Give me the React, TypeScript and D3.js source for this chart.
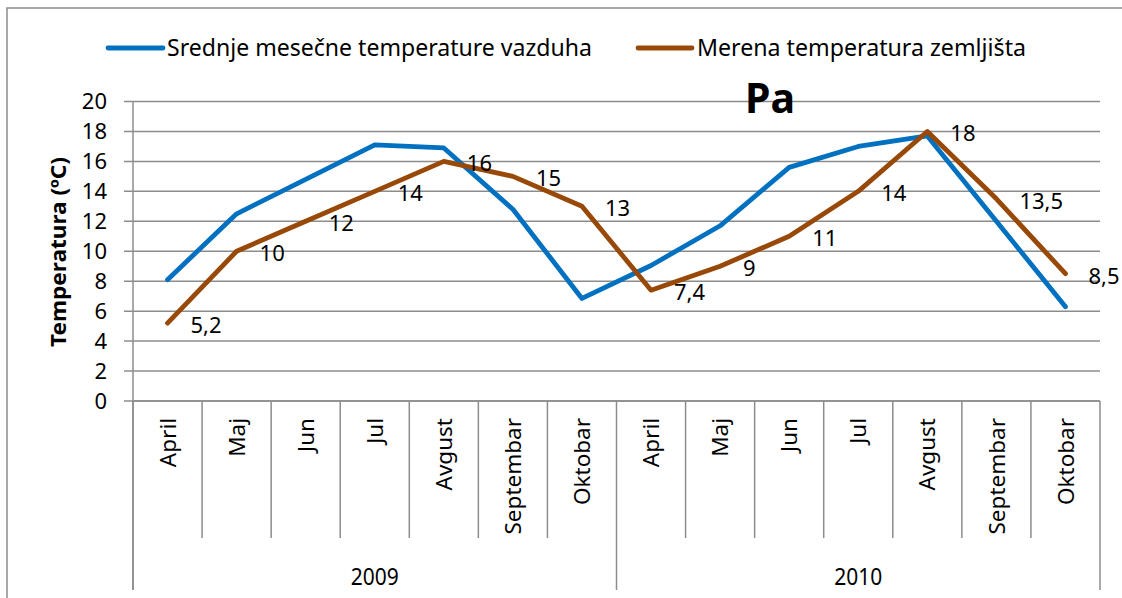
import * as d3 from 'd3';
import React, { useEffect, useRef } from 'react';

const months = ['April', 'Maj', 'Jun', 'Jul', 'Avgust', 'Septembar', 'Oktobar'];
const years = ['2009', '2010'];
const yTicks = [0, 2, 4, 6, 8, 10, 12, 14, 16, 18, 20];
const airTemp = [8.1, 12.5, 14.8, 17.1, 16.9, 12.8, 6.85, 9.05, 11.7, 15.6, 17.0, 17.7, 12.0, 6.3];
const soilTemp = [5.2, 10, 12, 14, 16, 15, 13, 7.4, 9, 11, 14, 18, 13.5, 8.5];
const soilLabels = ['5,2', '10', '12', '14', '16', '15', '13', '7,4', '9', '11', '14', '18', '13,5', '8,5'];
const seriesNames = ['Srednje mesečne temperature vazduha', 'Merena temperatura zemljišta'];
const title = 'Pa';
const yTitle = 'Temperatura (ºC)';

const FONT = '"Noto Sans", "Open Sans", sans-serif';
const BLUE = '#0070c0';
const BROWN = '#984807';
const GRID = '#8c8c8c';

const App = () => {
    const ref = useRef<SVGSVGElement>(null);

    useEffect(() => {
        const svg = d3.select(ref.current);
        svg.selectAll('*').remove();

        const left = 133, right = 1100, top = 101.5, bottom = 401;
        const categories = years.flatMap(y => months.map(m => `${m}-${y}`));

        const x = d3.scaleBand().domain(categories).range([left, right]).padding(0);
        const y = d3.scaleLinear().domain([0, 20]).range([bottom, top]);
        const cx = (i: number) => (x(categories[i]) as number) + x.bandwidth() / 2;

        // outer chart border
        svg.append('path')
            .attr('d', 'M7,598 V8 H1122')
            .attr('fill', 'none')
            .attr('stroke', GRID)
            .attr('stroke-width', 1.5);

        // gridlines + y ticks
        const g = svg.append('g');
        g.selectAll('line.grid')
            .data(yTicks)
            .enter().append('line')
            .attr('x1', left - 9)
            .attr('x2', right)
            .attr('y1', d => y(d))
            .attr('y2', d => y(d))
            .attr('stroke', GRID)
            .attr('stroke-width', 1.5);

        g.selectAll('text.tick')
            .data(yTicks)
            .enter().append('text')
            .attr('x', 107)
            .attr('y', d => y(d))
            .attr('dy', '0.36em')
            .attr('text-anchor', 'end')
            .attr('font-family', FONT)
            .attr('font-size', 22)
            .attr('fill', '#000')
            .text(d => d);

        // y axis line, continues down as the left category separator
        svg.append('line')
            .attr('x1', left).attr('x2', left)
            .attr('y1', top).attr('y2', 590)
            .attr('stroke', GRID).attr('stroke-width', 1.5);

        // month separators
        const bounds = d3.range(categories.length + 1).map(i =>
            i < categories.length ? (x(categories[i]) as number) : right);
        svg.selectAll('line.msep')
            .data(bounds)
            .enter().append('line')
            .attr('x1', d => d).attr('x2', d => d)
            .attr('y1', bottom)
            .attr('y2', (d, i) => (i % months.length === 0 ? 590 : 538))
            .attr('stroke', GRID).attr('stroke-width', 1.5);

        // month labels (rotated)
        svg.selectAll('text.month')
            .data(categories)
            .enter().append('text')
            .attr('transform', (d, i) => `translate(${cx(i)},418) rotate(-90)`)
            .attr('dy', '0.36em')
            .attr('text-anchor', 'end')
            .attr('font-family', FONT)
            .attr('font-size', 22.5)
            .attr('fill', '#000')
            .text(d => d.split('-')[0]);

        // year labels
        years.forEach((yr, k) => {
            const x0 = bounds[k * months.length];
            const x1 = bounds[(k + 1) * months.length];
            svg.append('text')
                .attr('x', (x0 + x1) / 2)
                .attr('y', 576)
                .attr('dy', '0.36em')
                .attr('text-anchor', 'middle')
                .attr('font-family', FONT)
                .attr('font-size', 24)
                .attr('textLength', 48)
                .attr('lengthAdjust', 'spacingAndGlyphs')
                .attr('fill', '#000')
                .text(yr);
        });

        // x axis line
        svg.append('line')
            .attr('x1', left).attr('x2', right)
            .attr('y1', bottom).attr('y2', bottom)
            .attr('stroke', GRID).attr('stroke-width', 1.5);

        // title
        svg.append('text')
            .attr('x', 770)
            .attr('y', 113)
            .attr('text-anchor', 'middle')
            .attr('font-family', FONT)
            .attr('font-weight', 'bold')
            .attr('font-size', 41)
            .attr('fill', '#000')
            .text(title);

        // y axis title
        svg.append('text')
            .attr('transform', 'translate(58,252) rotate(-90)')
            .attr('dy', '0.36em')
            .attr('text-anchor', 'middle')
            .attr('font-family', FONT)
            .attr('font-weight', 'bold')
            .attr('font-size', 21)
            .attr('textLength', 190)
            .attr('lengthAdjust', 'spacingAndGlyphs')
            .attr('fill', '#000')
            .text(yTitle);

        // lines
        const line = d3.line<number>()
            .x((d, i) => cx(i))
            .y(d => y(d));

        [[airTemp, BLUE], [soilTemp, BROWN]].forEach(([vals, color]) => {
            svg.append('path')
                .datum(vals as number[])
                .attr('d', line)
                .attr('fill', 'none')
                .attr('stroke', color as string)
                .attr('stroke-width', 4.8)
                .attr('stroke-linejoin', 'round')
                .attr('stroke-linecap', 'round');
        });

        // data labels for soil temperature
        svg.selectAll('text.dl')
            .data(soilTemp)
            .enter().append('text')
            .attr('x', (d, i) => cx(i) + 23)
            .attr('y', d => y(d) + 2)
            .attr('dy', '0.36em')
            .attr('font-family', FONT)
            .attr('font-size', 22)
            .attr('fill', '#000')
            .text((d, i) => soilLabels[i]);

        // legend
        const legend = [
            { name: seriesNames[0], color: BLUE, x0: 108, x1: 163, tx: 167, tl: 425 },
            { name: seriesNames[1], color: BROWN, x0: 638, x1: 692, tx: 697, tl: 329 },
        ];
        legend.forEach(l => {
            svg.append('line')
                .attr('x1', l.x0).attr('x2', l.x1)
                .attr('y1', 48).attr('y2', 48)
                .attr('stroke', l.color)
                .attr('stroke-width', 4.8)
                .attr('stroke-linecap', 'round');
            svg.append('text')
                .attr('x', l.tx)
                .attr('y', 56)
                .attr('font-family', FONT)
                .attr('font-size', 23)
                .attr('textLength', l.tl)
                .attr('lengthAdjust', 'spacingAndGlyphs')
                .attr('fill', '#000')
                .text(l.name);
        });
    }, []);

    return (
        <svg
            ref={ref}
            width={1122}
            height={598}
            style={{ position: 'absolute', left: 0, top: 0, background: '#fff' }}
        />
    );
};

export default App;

===

• _REQUEST_
Output the lines above in full and exactly as given, omitting any pictures.

• _SOLUTION_
Give me the React, TypeScript and D3.js source for this chart.
import * as d3 from 'd3';
import React, { useEffect, useRef } from 'react';

const months = ['April', 'Maj', 'Jun', 'Jul', 'Avgust', 'Septembar', 'Oktobar'];
const years = ['2009', '2010'];
const yTicks = [0, 2, 4, 6, 8, 10, 12, 14, 16, 18, 20];
const airTemp = [8.1, 12.5, 14.8, 17.1, 16.9, 12.8, 6.85, 9.05, 11.7, 15.6, 17.0, 17.7, 12.0, 6.3];
const soilTemp = [5.2, 10, 12, 14, 16, 15, 13, 7.4, 9, 11, 14, 18, 13.5, 8.5];
const soilLabels = ['5,2', '10', '12', '14', '16', '15', '13', '7,4', '9', '11', '14', '18', '13,5', '8,5'];
const seriesNames = ['Srednje mesečne temperature vazduha', 'Merena temperatura zemljišta'];
const title = 'Pa';
const yTitle = 'Temperatura (ºC)';

const FONT = '"Noto Sans", "Open Sans", sans-serif';
const BLUE = '#0070c0';
const BROWN = '#984807';
const GRID = '#8c8c8c';

const App = () => {
    const ref = useRef<SVGSVGElement>(null);

    useEffect(() => {
        const svg = d3.select(ref.current);
        svg.selectAll('*').remove();

        const left = 133, right = 1100, top = 101.5, bottom = 401;
        const categories = years.flatMap(y => months.map(m => `${m}-${y}`));

        const x = d3.scaleBand().domain(categories).range([left, right]).padding(0);
        const y = d3.scaleLinear().domain([0, 20]).range([bottom, top]);
        const cx = (i: number) => (x(categories[i]) as number) + x.bandwidth() / 2;

        // outer chart border
        svg.append('path')
            .attr('d', 'M7,598 V8 H1122')
            .attr('fill', 'none')
            .attr('stroke', GRID)
            .attr('stroke-width', 1.5);

        // gridlines + y ticks
        const g = svg.append('g');
        g.selectAll('line.grid')
            .data(yTicks)
            .enter().append('line')
            .attr('x1', left - 9)
            .attr('x2', right)
            .attr('y1', d => y(d))
            .attr('y2', d => y(d))
            .attr('stroke', GRID)
            .attr('stroke-width', 1.5);

        g.selectAll('text.tick')
            .data(yTicks)
            .enter().append('text')
            .attr('x', 107)
            .attr('y', d => y(d))
            .attr('dy', '0.36em')
            .attr('text-anchor', 'end')
            .attr('font-family', FONT)
            .attr('font-size', 22)
            .attr('fill', '#000')
            .text(d => d);

        // y axis line, continues down as the left category separator
        svg.append('line')
            .attr('x1', left).attr('x2', left)
            .attr('y1', top).attr('y2', 590)
            .attr('stroke', GRID).attr('stroke-width', 1.5);

        // month separators
        const bounds = d3.range(categories.length + 1).map(i =>
            i < categories.length ? (x(categories[i]) as number) : right);
        svg.selectAll('line.msep')
            .data(bounds)
            .enter().append('line')
            .attr('x1', d => d).attr('x2', d => d)
            .attr('y1', bottom)
            .attr('y2', (d, i) => (i % months.length === 0 ? 590 : 538))
            .attr('stroke', GRID).attr('stroke-width', 1.5);

        // month labels (rotated)
        svg.selectAll('text.month')
            .data(categories)
            .enter().append('text')
            .attr('transform', (d, i) => `translate(${cx(i)},418) rotate(-90)`)
            .attr('dy', '0.36em')
            .attr('text-anchor', 'end')
            .attr('font-family', FONT)
            .attr('font-size', 22.5)
            .attr('fill', '#000')
            .text(d => d.split('-')[0]);

        // year labels
        years.forEach((yr, k) => {
            const x0 = bounds[k * months.length];
            const x1 = bounds[(k + 1) * months.length];
            svg.append('text')
                .attr('x', (x0 + x1) / 2)
                .attr('y', 576)
                .attr('dy', '0.36em')
                .attr('text-anchor', 'middle')
                .attr('font-family', FONT)
                .attr('font-size', 24)
                .attr('textLength', 48)
                .attr('lengthAdjust', 'spacingAndGlyphs')
                .attr('fill', '#000')
                .text(yr);
        });

        // x axis line
        svg.append('line')
            .attr('x1', left).attr('x2', right)
            .attr('y1', bottom).attr('y2', bottom)
            .attr('stroke', GRID).attr('stroke-width', 1.5);

        // title
        svg.append('text')
            .attr('x', 770)
            .attr('y', 113)
            .attr('text-anchor', 'middle')
            .attr('font-family', FONT)
            .attr('font-weight', 'bold')
            .attr('font-size', 41)
            .attr('fill', '#000')
            .text(title);

        // y axis title
        svg.append('text')
            .attr('transform', 'translate(58,252) rotate(-90)')
            .attr('dy', '0.36em')
            .attr('text-anchor', 'middle')
            .attr('font-family', FONT)
            .attr('font-weight', 'bold')
            .attr('font-size', 21)
            .attr('textLength', 190)
            .attr('lengthAdjust', 'spacingAndGlyphs')
            .attr('fill', '#000')
            .text(yTitle);

        // lines
        const line = d3.line<number>()
            .x((d, i) => cx(i))
            .y(d => y(d));

        [[airTemp, BLUE], [soilTemp, BROWN]].forEach(([vals, color]) => {
            svg.append('path')
                .datum(vals as number[])
                .attr('d', line)
                .attr('fill', 'none')
                .attr('stroke', color as string)
                .attr('stroke-width', 4.8)
                .attr('stroke-linejoin', 'round')
                .attr('stroke-linecap', 'round');
        });

        // data labels for soil temperature
        svg.selectAll('text.dl')
            .data(soilTemp)
            .enter().append('text')
            .attr('x', (d, i) => cx(i) + 23)
            .attr('y', d => y(d) + 2)
            .attr('dy', '0.36em')
            .attr('font-family', FONT)
            .attr('font-size', 22)
            .attr('fill', '#000')
            .text((d, i) => soilLabels[i]);

        // legend
        const legend = [
            { name: seriesNames[0], color: BLUE, x0: 108, x1: 163, tx: 167, tl: 425 },
            { name: seriesNames[1], color: BROWN, x0: 638, x1: 692, tx: 697, tl: 329 },
        ];
        legend.forEach(l => {
            svg.append('line')
                .attr('x1', l.x0).attr('x2', l.x1)
                .attr('y1', 48).attr('y2', 48)
                .attr('stroke', l.color)
                .attr('stroke-width', 4.8)
                .attr('stroke-linecap', 'round');
            svg.append('text')
                .attr('x', l.tx)
                .attr('y', 56)
                .attr('font-family', FONT)
                .attr('font-size', 23)
                .attr('textLength', l.tl)
                .attr('lengthAdjust', 'spacingAndGlyphs')
                .attr('fill', '#000')
                .text(l.name);
        });
    }, []);

    return (
        <svg
            ref={ref}
            width={1122}
            height={598}
            style={{ position: 'absolute', left: 0, top: 0, background: '#fff' }}
        />
    );
};

export default App;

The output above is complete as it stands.